▸ **Data extract**
§ §

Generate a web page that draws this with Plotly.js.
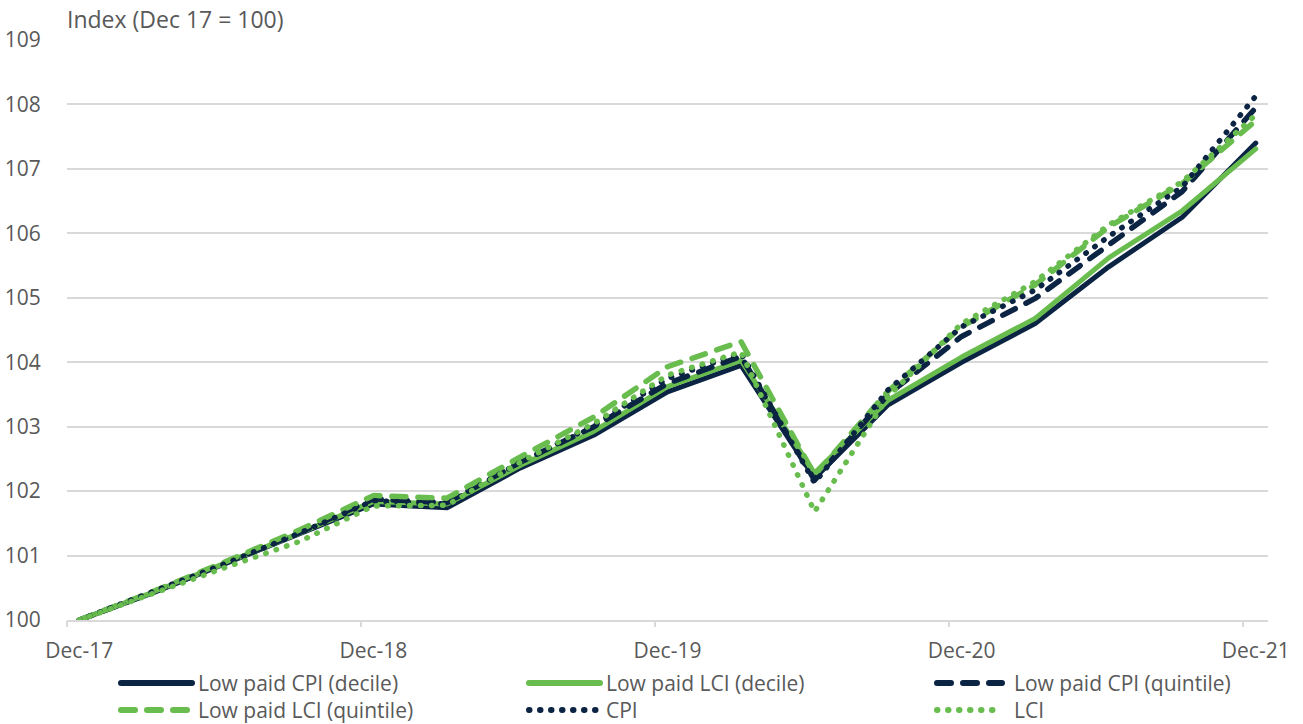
<!DOCTYPE html>
<html>
<head>
<meta charset="utf-8">
<script src="https://cdn.plot.ly/plotly-3.0.1.min.js"></script>
<style>
  html, body { margin: 0; padding: 0; background: #fff; }
  #chart { width: 1303px; height: 724px; }
  .scatterlayer path.js-line, .shapelayer path { stroke-linecap: round !important; stroke-linejoin: round !important; }
</style>
</head>
<body>
<div id="chart"></div>
<script>
// Quarterly index values, Dec 2017 = 100
const quarters = ['Dec-17','Mar-18','Jun-18','Sep-18','Dec-18','Mar-19','Jun-19','Sep-19','Dec-19',
                  'Mar-20','Jun-20','Sep-20','Dec-20','Mar-21','Jun-21','Sep-21','Dec-21'];

const lowPaidCpiDecile   = [100, 100.42, 100.88, 101.33, 101.80, 101.74, 102.36, 102.87, 103.54, 103.95, 102.20, 103.34, 104.00, 104.60, 105.48, 106.25, 107.40];
const lowPaidLciDecile   = [100, 100.43, 100.89, 101.35, 101.84, 101.80, 102.40, 102.93, 103.62, 104.03, 102.28, 103.41, 104.08, 104.68, 105.62, 106.35, 107.31];
const lowPaidCpiQuintile = [100, 100.43, 100.89, 101.36, 101.88, 101.82, 102.45, 103.00, 103.67, 104.09, 102.17, 103.50, 104.40, 104.99, 105.82, 106.65, 107.95];
const lowPaidLciQuintile = [100, 100.44, 100.91, 101.40, 101.93, 101.89, 102.53, 103.15, 103.93, 104.32, 102.25, 103.55, 104.55, 105.20, 106.10, 106.77, 107.75];
const cpi                = [100, 100.43, 100.88, 101.35, 101.85, 101.80, 102.45, 103.02, 103.75, 104.14, 102.13, 103.57, 104.55, 105.12, 105.95, 106.72, 108.13];
const lci                = [100, 100.42, 100.82, 101.22, 101.77, 101.78, 102.45, 103.05, 103.80, 104.16, 101.68, 103.47, 104.60, 105.25, 106.13, 106.80, 107.84];

const yearLabels = ['Dec-17','Dec-18','Dec-19','Dec-20','Dec-21'];

// Months elapsed since Dec-17 for each quarter (monthly date axis)
const months = quarters.map((q, i) => i * 3);
const yearTickMonths = yearLabels.map(l => quarters.indexOf(l) * 3);

const NAVY = '#0c2444';
const GREEN = '#69bd4f';
const GRID = '#d9d9d9';
const TEXT = '#595959';
const FONT = 'Open Sans, Noto Sans, sans-serif';

const DASH = '14px,12px';
const DOT = '0.5px,10.5px';

const series = [
  {name: 'Low paid CPI (decile)',   y: lowPaidCpiDecile,   color: NAVY,  dash: 'solid', width: 5},
  {name: 'Low paid LCI (decile)',   y: lowPaidLciDecile,   color: GREEN, dash: 'solid', width: 5},
  {name: 'Low paid CPI (quintile)', y: lowPaidCpiQuintile, color: NAVY,  dash: DASH,    width: 5.5},
  {name: 'Low paid LCI (quintile)', y: lowPaidLciQuintile, color: GREEN, dash: DASH,    width: 5.5},
  {name: 'CPI',                     y: cpi,                color: NAVY,  dash: DOT,     width: 5.5},
  {name: 'LCI',                     y: lci,                color: GREEN, dash: DOT,     width: 5.5}
];

const traces = series.map(s => ({
  type: 'scatter',
  mode: 'lines',
  name: s.name,
  x: months,
  y: s.y,
  text: quarters,
  line: {color: s.color, width: s.width, dash: s.dash},
  hovertemplate: '%{text}: %{y:.2f}<extra>' + s.name + '</extra>',
  showlegend: false
}));

// Trace on the overlay axis that carries the year-boundary tick marks
traces.push({
  type: 'scatter', mode: 'lines', x: [months[0]], y: [100],
  xaxis: 'x2', yaxis: 'y', hoverinfo: 'skip', showlegend: false,
  line: {color: 'rgba(0,0,0,0)'}
});

// Legend: three columns, two rows, drawn below the axis
const W = 1303, H = 724, ML = 67, MR = 35, MT = 40, MB = 104;
const PW = W - ML - MR, PH = H - MT - MB;
const px = v => (v - ML) / PW;
const py = v => (H - MB - v) / PH;

const legendCols = [{x0: 121, x1: 192, tx: 196}, {x0: 529, x1: 600, tx: 604}, {x0: 937, x1: 1002, tx: 1012}];
const legendRows = [683, 710];

const shapes = [];
const annotations = [];
series.forEach((s, i) => {
  const col = legendCols[i % 3];
  const row = legendRows[Math.floor(i / 3)];
  shapes.push({
    type: 'line', xref: 'paper', yref: 'paper',
    x0: px(col.x0), x1: px(col.x1), y0: py(row), y1: py(row),
    line: {color: s.color, width: 6, dash: s.dash}
  });
  annotations.push({
    xref: 'paper', yref: 'paper', x: px(col.tx), y: py(row),
    xanchor: 'left', yanchor: 'middle', showarrow: false,
    text: s.name, font: {family: FONT, size: 21, color: TEXT}
  });
});

const layout = {
  width: W, height: H,
  margin: {l: ML, r: MR, t: MT, b: MB},
  paper_bgcolor: '#fff', plot_bgcolor: '#fff',
  font: {family: FONT, size: 21, color: TEXT},
  title: {
    text: 'Index (Dec 17 = 100)',
    x: 67 / W, xanchor: 'left', xref: 'container',
    y: 1 - 20 / H, yanchor: 'middle', yref: 'container',
    font: {family: FONT, size: 23, color: TEXT}
  },
  xaxis: {
    range: [-0.5, 48.5],
    tickmode: 'array', tickvals: yearTickMonths, ticktext: yearLabels,
    ticks: 'outside', ticklen: 11, tickcolor: 'rgba(0,0,0,0)',
    showgrid: false, zeroline: false,
    showline: true, linecolor: GRID, linewidth: 1.5,
    tickfont: {family: FONT, size: 21, color: TEXT},
    fixedrange: true
  },
  xaxis2: {
    overlaying: 'x', anchor: 'y', side: 'bottom',
    range: [-0.5, 48.5],
    tickmode: 'array', tickvals: [-0.5, 11.5, 23.5, 35.5, 47.5],
    ticks: 'outside', ticklen: 6, tickwidth: 1.5, tickcolor: GRID,
    showticklabels: false, showgrid: false, zeroline: false, showline: false,
    fixedrange: true
  },
  yaxis: {
    range: [100, 109],
    tickmode: 'linear', tick0: 100, dtick: 1,
    showgrid: true, gridcolor: GRID, gridwidth: 1.5,
    zeroline: false, showline: false,
    ticks: 'outside', ticklen: 21, tickcolor: 'rgba(0,0,0,0)',
    tickfont: {family: FONT, size: 21, color: TEXT},
    fixedrange: true
  },
  shapes: shapes,
  annotations: annotations,
  showlegend: false
};

Plotly.newPlot('chart', traces, layout, {displayModeBar: false});
</script>
</body>
</html>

§ §

▸ **Stated problem**
Reproduce the material above in full, exactly, with no images.

▸ **Right answer**
Generate a web page that draws this with Plotly.js.
<!DOCTYPE html>
<html>
<head>
<meta charset="utf-8">
<script src="https://cdn.plot.ly/plotly-3.0.1.min.js"></script>
<style>
  html, body { margin: 0; padding: 0; background: #fff; }
  #chart { width: 1303px; height: 724px; }
  .scatterlayer path.js-line, .shapelayer path { stroke-linecap: round !important; stroke-linejoin: round !important; }
</style>
</head>
<body>
<div id="chart"></div>
<script>
// Quarterly index values, Dec 2017 = 100
const quarters = ['Dec-17','Mar-18','Jun-18','Sep-18','Dec-18','Mar-19','Jun-19','Sep-19','Dec-19',
                  'Mar-20','Jun-20','Sep-20','Dec-20','Mar-21','Jun-21','Sep-21','Dec-21'];

const lowPaidCpiDecile   = [100, 100.42, 100.88, 101.33, 101.80, 101.74, 102.36, 102.87, 103.54, 103.95, 102.20, 103.34, 104.00, 104.60, 105.48, 106.25, 107.40];
const lowPaidLciDecile   = [100, 100.43, 100.89, 101.35, 101.84, 101.80, 102.40, 102.93, 103.62, 104.03, 102.28, 103.41, 104.08, 104.68, 105.62, 106.35, 107.31];
const lowPaidCpiQuintile = [100, 100.43, 100.89, 101.36, 101.88, 101.82, 102.45, 103.00, 103.67, 104.09, 102.17, 103.50, 104.40, 104.99, 105.82, 106.65, 107.95];
const lowPaidLciQuintile = [100, 100.44, 100.91, 101.40, 101.93, 101.89, 102.53, 103.15, 103.93, 104.32, 102.25, 103.55, 104.55, 105.20, 106.10, 106.77, 107.75];
const cpi                = [100, 100.43, 100.88, 101.35, 101.85, 101.80, 102.45, 103.02, 103.75, 104.14, 102.13, 103.57, 104.55, 105.12, 105.95, 106.72, 108.13];
const lci                = [100, 100.42, 100.82, 101.22, 101.77, 101.78, 102.45, 103.05, 103.80, 104.16, 101.68, 103.47, 104.60, 105.25, 106.13, 106.80, 107.84];

const yearLabels = ['Dec-17','Dec-18','Dec-19','Dec-20','Dec-21'];

// Months elapsed since Dec-17 for each quarter (monthly date axis)
const months = quarters.map((q, i) => i * 3);
const yearTickMonths = yearLabels.map(l => quarters.indexOf(l) * 3);

const NAVY = '#0c2444';
const GREEN = '#69bd4f';
const GRID = '#d9d9d9';
const TEXT = '#595959';
const FONT = 'Open Sans, Noto Sans, sans-serif';

const DASH = '14px,12px';
const DOT = '0.5px,10.5px';

const series = [
  {name: 'Low paid CPI (decile)',   y: lowPaidCpiDecile,   color: NAVY,  dash: 'solid', width: 5},
  {name: 'Low paid LCI (decile)',   y: lowPaidLciDecile,   color: GREEN, dash: 'solid', width: 5},
  {name: 'Low paid CPI (quintile)', y: lowPaidCpiQuintile, color: NAVY,  dash: DASH,    width: 5.5},
  {name: 'Low paid LCI (quintile)', y: lowPaidLciQuintile, color: GREEN, dash: DASH,    width: 5.5},
  {name: 'CPI',                     y: cpi,                color: NAVY,  dash: DOT,     width: 5.5},
  {name: 'LCI',                     y: lci,                color: GREEN, dash: DOT,     width: 5.5}
];

const traces = series.map(s => ({
  type: 'scatter',
  mode: 'lines',
  name: s.name,
  x: months,
  y: s.y,
  text: quarters,
  line: {color: s.color, width: s.width, dash: s.dash},
  hovertemplate: '%{text}: %{y:.2f}<extra>' + s.name + '</extra>',
  showlegend: false
}));

// Trace on the overlay axis that carries the year-boundary tick marks
traces.push({
  type: 'scatter', mode: 'lines', x: [months[0]], y: [100],
  xaxis: 'x2', yaxis: 'y', hoverinfo: 'skip', showlegend: false,
  line: {color: 'rgba(0,0,0,0)'}
});

// Legend: three columns, two rows, drawn below the axis
const W = 1303, H = 724, ML = 67, MR = 35, MT = 40, MB = 104;
const PW = W - ML - MR, PH = H - MT - MB;
const px = v => (v - ML) / PW;
const py = v => (H - MB - v) / PH;

const legendCols = [{x0: 121, x1: 192, tx: 196}, {x0: 529, x1: 600, tx: 604}, {x0: 937, x1: 1002, tx: 1012}];
const legendRows = [683, 710];

const shapes = [];
const annotations = [];
series.forEach((s, i) => {
  const col = legendCols[i % 3];
  const row = legendRows[Math.floor(i / 3)];
  shapes.push({
    type: 'line', xref: 'paper', yref: 'paper',
    x0: px(col.x0), x1: px(col.x1), y0: py(row), y1: py(row),
    line: {color: s.color, width: 6, dash: s.dash}
  });
  annotations.push({
    xref: 'paper', yref: 'paper', x: px(col.tx), y: py(row),
    xanchor: 'left', yanchor: 'middle', showarrow: false,
    text: s.name, font: {family: FONT, size: 21, color: TEXT}
  });
});

const layout = {
  width: W, height: H,
  margin: {l: ML, r: MR, t: MT, b: MB},
  paper_bgcolor: '#fff', plot_bgcolor: '#fff',
  font: {family: FONT, size: 21, color: TEXT},
  title: {
    text: 'Index (Dec 17 = 100)',
    x: 67 / W, xanchor: 'left', xref: 'container',
    y: 1 - 20 / H, yanchor: 'middle', yref: 'container',
    font: {family: FONT, size: 23, color: TEXT}
  },
  xaxis: {
    range: [-0.5, 48.5],
    tickmode: 'array', tickvals: yearTickMonths, ticktext: yearLabels,
    ticks: 'outside', ticklen: 11, tickcolor: 'rgba(0,0,0,0)',
    showgrid: false, zeroline: false,
    showline: true, linecolor: GRID, linewidth: 1.5,
    tickfont: {family: FONT, size: 21, color: TEXT},
    fixedrange: true
  },
  xaxis2: {
    overlaying: 'x', anchor: 'y', side: 'bottom',
    range: [-0.5, 48.5],
    tickmode: 'array', tickvals: [-0.5, 11.5, 23.5, 35.5, 47.5],
    ticks: 'outside', ticklen: 6, tickwidth: 1.5, tickcolor: GRID,
    showticklabels: false, showgrid: false, zeroline: false, showline: false,
    fixedrange: true
  },
  yaxis: {
    range: [100, 109],
    tickmode: 'linear', tick0: 100, dtick: 1,
    showgrid: true, gridcolor: GRID, gridwidth: 1.5,
    zeroline: false, showline: false,
    ticks: 'outside', ticklen: 21, tickcolor: 'rgba(0,0,0,0)',
    tickfont: {family: FONT, size: 21, color: TEXT},
    fixedrange: true
  },
  shapes: shapes,
  annotations: annotations,
  showlegend: false
};

Plotly.newPlot('chart', traces, layout, {displayModeBar: false});
</script>
</body>
</html>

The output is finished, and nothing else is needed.